Help a serial stringhopper and swiper figure out his technique

Re: accuracy, the errors you’re seeing here in slow motion are what I call “displacement” errors, where the picking hand “displaces” one of the pickstrokes to the next string. You’ll notice that on the D and G strings in this clip. You are fretting three notes and three notes, but you sometimes pick only two notes on the D and then the G string gets four notes. This creates an even number of notes per string, which makes it easier for your picking hand. This is why players do it.

What’s amazing about displacement is that you can’t always hear it. You would think, picking a note on the G string before it is fretted would be obvious, but not if the G string is muted by the other fretting fingers. In those cases it can sound fine, and again the picking will be easier because you’re picking evens, which fits your DSX motion. So it quickly becomes permanent because it “works”, basically.

Ergo, this is not a swiping issue, it’s an accuracy issue. It’s also not happening on every attempt so you can already do it the correct way, i.e. it is fixable.
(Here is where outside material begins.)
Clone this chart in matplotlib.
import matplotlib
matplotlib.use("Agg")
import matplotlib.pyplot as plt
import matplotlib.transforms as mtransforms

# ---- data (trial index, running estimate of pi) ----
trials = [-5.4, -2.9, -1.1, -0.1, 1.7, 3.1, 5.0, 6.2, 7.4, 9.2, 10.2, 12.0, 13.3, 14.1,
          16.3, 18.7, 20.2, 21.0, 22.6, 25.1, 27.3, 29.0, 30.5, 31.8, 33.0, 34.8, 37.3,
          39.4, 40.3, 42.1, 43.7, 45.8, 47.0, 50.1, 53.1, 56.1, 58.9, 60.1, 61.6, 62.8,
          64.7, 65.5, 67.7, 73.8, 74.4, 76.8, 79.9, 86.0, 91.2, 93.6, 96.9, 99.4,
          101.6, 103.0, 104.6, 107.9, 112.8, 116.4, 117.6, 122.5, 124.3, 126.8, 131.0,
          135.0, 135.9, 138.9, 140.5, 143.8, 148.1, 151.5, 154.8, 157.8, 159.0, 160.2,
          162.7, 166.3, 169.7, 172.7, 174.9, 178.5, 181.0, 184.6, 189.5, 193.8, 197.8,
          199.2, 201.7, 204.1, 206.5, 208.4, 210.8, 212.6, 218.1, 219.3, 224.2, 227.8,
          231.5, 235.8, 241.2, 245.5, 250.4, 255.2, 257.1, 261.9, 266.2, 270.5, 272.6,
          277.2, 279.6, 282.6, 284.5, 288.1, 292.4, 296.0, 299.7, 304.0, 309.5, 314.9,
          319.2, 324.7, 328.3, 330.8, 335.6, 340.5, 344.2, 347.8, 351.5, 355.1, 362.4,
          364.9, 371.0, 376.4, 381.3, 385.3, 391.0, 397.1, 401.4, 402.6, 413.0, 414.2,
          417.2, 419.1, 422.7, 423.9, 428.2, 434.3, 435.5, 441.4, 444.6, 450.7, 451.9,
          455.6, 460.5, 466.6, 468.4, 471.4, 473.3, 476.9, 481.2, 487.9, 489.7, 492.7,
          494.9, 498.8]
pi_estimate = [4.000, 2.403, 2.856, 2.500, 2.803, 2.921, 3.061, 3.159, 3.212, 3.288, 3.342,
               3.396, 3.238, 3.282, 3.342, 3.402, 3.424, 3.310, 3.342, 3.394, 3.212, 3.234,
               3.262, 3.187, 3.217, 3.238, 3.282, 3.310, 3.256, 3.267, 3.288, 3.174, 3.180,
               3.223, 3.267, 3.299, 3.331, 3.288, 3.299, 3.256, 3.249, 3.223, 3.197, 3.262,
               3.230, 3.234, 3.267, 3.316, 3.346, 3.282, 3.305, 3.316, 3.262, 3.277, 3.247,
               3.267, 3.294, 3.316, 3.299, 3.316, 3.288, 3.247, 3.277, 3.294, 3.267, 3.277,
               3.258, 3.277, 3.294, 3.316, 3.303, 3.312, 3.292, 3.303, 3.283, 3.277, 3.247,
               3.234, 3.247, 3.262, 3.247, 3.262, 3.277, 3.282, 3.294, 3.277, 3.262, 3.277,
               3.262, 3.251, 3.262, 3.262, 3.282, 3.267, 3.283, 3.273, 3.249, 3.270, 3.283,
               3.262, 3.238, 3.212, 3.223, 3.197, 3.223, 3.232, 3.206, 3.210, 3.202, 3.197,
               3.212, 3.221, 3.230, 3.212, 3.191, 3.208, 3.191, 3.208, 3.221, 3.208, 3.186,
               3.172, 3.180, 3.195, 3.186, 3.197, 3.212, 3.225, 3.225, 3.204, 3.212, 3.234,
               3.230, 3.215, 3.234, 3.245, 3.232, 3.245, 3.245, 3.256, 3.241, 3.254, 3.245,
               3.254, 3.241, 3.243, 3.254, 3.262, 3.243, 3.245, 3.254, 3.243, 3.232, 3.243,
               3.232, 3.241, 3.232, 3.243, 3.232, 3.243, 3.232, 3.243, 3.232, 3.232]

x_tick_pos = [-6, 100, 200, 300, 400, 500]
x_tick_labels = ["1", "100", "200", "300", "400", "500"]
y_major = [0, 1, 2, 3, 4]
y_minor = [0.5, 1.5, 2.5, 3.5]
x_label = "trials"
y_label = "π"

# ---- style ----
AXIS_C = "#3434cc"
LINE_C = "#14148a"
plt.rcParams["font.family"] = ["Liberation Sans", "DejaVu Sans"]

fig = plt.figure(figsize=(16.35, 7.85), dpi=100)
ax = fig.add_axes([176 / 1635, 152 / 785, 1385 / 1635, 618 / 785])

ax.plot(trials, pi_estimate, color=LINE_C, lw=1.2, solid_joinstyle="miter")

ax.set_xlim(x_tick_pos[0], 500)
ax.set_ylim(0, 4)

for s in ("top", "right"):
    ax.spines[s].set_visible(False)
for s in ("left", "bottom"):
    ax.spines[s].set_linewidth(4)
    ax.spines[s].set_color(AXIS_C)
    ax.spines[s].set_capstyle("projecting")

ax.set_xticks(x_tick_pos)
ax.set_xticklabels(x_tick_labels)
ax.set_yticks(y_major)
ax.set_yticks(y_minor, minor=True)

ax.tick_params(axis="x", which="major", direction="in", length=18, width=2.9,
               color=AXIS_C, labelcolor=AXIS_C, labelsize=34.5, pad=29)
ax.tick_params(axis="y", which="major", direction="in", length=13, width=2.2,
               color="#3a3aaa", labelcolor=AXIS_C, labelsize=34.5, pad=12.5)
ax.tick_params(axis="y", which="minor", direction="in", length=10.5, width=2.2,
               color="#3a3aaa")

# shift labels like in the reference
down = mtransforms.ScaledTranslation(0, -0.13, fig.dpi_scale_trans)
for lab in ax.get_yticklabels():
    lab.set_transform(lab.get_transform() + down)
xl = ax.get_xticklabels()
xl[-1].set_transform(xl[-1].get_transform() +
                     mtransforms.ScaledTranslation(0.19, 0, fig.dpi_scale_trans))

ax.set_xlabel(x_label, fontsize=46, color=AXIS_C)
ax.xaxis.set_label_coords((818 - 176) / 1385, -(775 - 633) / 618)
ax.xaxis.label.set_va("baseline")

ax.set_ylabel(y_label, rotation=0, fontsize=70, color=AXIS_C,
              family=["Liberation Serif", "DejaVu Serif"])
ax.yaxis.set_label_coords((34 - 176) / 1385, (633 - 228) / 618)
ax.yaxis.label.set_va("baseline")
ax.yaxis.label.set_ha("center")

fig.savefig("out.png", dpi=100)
You just need to employ more obvious chunking on specific landmark notes, and slow down a small amount.

Edit: Also, these are really great examples of super common errors. Thanks for filming them. Would you mind if we used these in a lesson about common picking mistakes and how to fix them? Nothing specific in mind, but we eventually want to address all of this in the Primer and real-world footage of real-world problems, whenever we can, is the best way to go.

That’s really good to know. I’ll be sure to employ that when I practice going forward.
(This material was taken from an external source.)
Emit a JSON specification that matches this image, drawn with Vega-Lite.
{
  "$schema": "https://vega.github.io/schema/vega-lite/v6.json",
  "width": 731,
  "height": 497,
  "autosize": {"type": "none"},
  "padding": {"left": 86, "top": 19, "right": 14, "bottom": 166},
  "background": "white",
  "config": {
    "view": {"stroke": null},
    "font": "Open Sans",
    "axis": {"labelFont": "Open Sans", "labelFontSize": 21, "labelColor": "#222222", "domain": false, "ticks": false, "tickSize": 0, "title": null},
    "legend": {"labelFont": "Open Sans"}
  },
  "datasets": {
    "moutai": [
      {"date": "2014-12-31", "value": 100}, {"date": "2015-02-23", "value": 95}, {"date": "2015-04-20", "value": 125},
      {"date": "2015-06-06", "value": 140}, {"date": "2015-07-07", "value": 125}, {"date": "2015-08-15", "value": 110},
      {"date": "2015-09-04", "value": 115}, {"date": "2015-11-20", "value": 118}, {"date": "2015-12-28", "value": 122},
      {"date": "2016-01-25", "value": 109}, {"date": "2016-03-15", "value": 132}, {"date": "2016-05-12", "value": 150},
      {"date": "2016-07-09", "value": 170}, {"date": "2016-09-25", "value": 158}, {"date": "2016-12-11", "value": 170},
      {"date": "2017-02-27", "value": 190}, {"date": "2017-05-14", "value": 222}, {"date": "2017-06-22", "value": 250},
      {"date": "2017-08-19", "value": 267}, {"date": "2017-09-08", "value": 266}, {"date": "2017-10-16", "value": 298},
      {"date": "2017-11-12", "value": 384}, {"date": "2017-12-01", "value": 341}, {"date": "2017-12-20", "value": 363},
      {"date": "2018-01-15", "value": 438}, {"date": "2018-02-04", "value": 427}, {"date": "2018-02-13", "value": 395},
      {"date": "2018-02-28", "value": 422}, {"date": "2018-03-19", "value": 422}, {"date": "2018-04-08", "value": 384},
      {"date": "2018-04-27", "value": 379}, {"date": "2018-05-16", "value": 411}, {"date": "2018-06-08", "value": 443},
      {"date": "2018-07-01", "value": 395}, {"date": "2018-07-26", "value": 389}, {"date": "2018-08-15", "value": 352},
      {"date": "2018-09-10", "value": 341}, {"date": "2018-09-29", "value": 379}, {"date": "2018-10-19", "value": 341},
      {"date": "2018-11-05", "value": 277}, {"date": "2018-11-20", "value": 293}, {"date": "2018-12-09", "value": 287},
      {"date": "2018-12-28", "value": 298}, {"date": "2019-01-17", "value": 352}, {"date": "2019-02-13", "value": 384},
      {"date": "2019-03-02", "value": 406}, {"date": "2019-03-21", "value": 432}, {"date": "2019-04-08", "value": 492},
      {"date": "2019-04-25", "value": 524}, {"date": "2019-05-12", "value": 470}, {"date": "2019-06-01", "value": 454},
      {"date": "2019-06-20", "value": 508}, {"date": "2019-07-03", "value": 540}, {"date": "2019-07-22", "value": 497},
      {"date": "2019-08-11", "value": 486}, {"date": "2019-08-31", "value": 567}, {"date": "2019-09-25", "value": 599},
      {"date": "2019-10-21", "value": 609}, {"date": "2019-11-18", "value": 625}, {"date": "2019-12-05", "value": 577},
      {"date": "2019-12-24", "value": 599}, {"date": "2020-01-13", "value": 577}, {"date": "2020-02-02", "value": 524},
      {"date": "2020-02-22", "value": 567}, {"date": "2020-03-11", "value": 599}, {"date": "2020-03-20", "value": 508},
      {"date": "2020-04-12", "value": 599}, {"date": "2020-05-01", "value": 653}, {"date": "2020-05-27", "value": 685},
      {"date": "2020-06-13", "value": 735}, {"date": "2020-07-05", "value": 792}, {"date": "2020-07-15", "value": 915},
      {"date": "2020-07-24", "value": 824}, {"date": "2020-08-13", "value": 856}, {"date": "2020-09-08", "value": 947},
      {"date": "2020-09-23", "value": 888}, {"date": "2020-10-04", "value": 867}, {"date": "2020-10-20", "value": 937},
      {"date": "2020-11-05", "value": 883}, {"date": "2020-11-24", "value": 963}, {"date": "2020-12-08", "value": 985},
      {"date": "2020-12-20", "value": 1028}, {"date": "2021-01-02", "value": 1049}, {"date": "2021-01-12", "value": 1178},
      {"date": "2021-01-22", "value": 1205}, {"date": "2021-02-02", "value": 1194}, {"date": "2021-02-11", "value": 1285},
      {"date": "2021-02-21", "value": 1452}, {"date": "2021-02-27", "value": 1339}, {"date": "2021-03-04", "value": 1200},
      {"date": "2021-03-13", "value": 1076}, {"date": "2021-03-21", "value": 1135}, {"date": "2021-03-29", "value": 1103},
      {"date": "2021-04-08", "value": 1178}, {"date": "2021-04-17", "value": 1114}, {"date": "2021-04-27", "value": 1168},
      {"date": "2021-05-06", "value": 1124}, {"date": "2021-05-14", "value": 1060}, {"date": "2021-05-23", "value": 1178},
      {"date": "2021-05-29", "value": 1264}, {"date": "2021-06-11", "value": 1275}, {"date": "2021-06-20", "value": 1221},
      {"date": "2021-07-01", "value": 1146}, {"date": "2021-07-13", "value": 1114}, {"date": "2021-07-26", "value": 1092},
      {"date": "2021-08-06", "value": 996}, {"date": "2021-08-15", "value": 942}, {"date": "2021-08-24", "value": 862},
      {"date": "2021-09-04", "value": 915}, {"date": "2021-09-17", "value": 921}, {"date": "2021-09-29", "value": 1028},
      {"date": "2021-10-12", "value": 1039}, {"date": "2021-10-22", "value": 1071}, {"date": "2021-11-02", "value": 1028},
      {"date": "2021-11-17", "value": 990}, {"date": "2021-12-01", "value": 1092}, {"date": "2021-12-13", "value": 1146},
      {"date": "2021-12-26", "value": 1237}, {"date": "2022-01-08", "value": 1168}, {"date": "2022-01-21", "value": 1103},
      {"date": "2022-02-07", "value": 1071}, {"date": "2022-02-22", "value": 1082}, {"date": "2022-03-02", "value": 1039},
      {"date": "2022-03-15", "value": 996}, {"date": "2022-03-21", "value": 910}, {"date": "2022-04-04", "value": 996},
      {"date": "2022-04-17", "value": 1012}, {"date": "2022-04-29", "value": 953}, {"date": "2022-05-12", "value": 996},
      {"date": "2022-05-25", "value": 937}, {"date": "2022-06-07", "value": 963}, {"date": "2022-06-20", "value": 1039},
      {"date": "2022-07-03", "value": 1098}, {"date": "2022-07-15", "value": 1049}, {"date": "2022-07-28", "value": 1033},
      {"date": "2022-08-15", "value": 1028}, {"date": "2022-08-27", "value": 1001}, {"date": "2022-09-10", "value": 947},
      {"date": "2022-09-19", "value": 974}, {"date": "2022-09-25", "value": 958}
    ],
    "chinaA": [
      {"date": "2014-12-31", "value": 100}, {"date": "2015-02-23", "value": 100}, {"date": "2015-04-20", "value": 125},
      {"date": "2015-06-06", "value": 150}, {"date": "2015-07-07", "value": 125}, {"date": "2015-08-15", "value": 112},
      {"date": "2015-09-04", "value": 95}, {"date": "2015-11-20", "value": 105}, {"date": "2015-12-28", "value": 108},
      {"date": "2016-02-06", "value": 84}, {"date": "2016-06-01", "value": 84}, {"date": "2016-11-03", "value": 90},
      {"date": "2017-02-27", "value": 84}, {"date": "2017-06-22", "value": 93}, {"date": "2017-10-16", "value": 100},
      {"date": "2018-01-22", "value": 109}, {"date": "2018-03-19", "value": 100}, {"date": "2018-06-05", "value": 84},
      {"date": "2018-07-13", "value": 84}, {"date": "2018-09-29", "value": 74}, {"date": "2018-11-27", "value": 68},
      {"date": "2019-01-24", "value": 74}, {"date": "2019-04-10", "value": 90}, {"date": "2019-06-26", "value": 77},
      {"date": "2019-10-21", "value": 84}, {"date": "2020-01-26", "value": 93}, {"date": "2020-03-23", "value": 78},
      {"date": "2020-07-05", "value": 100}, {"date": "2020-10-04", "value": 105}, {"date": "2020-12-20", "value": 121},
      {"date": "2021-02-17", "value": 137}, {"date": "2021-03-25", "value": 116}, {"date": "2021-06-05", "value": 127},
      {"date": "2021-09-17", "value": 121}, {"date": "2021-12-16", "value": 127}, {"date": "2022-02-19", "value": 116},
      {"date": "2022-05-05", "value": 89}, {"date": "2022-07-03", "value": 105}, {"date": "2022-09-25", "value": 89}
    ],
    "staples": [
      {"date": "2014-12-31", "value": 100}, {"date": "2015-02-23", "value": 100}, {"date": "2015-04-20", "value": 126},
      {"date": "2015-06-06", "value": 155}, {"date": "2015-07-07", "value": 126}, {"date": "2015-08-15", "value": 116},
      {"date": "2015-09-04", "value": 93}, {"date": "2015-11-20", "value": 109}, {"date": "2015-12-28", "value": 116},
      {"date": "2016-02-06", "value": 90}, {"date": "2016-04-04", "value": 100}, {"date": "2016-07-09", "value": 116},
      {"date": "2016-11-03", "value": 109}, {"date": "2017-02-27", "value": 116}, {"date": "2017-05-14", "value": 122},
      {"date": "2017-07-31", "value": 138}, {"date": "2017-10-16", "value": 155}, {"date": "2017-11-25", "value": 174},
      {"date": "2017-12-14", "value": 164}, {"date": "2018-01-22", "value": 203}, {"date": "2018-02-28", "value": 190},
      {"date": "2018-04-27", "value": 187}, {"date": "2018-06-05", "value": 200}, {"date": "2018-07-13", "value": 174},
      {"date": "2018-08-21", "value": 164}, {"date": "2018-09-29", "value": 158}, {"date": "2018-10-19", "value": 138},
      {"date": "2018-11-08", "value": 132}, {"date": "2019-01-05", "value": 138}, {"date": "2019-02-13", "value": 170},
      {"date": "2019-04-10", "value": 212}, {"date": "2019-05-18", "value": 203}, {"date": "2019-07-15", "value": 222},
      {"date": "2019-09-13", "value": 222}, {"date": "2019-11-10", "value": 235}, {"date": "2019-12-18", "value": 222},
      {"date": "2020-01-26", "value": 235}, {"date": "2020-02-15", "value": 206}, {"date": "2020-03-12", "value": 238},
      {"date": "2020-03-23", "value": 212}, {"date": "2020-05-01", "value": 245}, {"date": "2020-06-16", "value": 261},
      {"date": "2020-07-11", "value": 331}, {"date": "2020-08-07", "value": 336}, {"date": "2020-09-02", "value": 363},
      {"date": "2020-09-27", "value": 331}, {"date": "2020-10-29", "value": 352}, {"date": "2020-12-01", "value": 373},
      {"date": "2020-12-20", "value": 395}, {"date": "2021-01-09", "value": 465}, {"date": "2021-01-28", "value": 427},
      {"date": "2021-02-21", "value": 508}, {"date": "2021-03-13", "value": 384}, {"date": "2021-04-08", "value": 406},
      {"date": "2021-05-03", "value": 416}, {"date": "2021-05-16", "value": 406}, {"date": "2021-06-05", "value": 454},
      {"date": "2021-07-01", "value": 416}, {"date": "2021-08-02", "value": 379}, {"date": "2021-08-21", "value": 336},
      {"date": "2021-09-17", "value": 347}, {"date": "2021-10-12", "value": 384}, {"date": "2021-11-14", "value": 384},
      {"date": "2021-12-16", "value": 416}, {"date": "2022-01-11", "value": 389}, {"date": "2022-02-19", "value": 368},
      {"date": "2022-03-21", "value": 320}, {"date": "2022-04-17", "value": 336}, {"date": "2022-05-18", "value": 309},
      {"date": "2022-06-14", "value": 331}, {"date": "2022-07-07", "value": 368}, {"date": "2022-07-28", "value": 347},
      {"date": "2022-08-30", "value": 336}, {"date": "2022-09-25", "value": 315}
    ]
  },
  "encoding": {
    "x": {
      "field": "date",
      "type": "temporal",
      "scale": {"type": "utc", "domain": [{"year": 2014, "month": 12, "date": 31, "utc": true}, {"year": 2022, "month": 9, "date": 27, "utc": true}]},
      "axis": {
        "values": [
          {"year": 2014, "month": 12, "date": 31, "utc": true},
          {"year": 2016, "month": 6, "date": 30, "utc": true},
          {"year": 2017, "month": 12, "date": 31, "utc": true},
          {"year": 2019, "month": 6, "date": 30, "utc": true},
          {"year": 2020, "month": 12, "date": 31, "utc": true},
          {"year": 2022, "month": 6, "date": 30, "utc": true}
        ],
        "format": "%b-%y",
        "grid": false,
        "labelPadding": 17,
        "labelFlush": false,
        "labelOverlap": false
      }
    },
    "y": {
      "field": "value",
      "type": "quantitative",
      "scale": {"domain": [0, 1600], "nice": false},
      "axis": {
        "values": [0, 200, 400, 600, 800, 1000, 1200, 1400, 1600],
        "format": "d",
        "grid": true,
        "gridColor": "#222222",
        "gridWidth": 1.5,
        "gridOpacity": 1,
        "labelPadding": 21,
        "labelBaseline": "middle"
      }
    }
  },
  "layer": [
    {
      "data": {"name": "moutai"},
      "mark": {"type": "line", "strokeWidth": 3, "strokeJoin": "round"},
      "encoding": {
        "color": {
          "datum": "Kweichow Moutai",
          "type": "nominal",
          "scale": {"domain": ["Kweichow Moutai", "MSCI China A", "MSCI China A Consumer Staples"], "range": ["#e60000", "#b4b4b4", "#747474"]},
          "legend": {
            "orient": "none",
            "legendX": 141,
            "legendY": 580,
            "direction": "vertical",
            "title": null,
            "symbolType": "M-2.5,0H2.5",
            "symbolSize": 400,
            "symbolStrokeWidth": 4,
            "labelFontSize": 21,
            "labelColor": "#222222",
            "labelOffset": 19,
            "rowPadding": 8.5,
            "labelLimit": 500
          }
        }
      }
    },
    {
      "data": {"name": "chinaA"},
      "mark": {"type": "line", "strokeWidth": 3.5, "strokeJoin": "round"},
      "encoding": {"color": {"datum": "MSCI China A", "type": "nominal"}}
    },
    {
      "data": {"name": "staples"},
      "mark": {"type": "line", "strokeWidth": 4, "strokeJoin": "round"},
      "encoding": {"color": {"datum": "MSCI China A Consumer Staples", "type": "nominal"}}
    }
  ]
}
I would be elated if you used my recordings.

1 Like

Awesome, thanks! We’ll let you know if / when they pop up in a lesson.

From my view it looks like a fair amount. But since you do have a fair amount, from personal experience a pick with a more beveled edge like a heavier Dunlop flow (my current) or a jazz III, tend to alleviate the sticky feel that those matte type tortex picks can have, especially the sharper ones on the wound strings where the flatter edge can snag in the winds.

It’s a pretty simple, cheap fix to try to see if it works. Especially for a frustrating issue.

1 Like

Looks fine. No magic pills. Keep practicing. Use your ears and your body. Ears for gauging whether it’s clean enough, are all the notes audible? Body, does it feel relatively relaxed or strenuous? Have fun. That’s the recipe. No amount of analysis will provide an instantaneous solution.